Category: ,

Date: 8 March 2024

Verdant Capital Survey: Assessing the African Fintech Landscape

Verdant Capital Survey

The past few years have seen the African fintech sector experience a remarkable surge in activity, with the number of tech start-ups in Africa tripling, nearly half of which were fintech ventures. This proliferation, often termed a “fintech eruption,” captured the attention of both local and international investors, prompting a comprehensive assessment of post-pandemic investor sentiment by Verdant Capital in December 2023.

The survey assessed investor sentiment regarding the target companies within their mandates, the position of the pre-money valuations in 2023, risk mitigating factors implemented to curb value erosion in their portfolios, challenges in the African Fintech landscape, and overall prospects of the African fintech landscape.

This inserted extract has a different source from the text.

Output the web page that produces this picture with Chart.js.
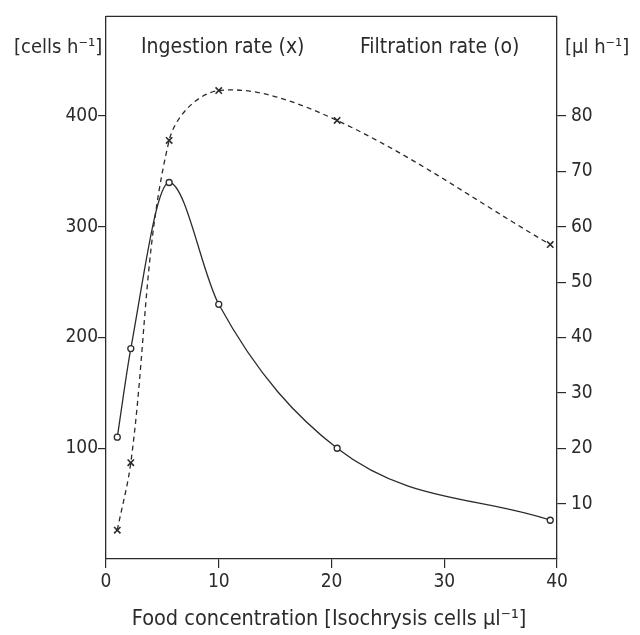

Key Insights from the Survey:

1. Valuation Correction: Notably, 67% of participants reported a decrease in pre-money valuations of their investments in 2023. This correction reflects a return to normalcy post-pandemic, as the extreme optimism on fintechs during challenging times has waned.
2. Economic Uncertainty and Risk Mitigation: Despite initial economic recovery, ongoing uncertainties such as supply chain disruptions, inflationary pressures, and geopolitical tensions have led to a cautious outlook among investors, contributing to a decline in fintech valuations. To mitigate risks and preserve portfolio value, investors have implemented measures such as downside protection on deals (36% of participants) and favouring liquidity preference (28% of participants).
3. Decrease in Exits:Economic uncertainty worldwide, coupled with higher interest, resulted in a significant decrease in exits. Of the exits executed, regional buyers accounted for 40%, with 32% attributed to private equity and global buyers. Notably, IPOs as an exit strategy were limited to 4% of cases, underscoring the challenges in listed markets.
4. Challenges in Capital Raising: Capital raising emerged as a significant issue for portfolio companies, cited by 33% of 5 participants, hindering growth opportunities. Additionally, uneven infrastructure across markets, limited total addressable market due to infrastructure constraints and a fragmented financial regulatory framework were identified as challenges by survey respondents.
5. Deal Onboarding and Declining: Factors such as valuation expectations, unconvincing prospects by management, and questionable product fit in target markets contributed to the decline of potential deals. Notably, 32% of participants cited valuation expectations, while 44% reported potential deal declines due to concerns over management prospects and product fit issues.
6. Prospects and Investment Focus: Despite challenges, the African fintech landscape holds significant potential, with underserved opportunities across all markets. Survey participants expressed intentions to increase funding towards specific subsectors, with 20% targeting payments and transfers, another 20% focusing on financial infrastructure (APIs and platforms), and 44% exhibiting no specific subsector bias.
7. Deal Size: Notably, 80% of Seed stage investors allocated USD 250,000 to USD 1 million towards seed capital in 2023, which is a decrease from USD 3 million that has been previously observed in prior years. 99% of Series A investors allocated USD 5 million or more to Series A capital raising, which is a decrease from USD 10 – 15 million from previous years. However, with 6 continued support and collaboration among stakeholders, the prospects for African fintech remain strong, paving the way for the emergence of the next phase of unicorns.

Outlook and Conclusion:

Despite the turbulence observed in the African fintech market post-pandemic, the survey results indicate a positive outlook, with 72% of participants expressing a willingness to increase exposure to the current African market in 2024, which has currently seen a decline.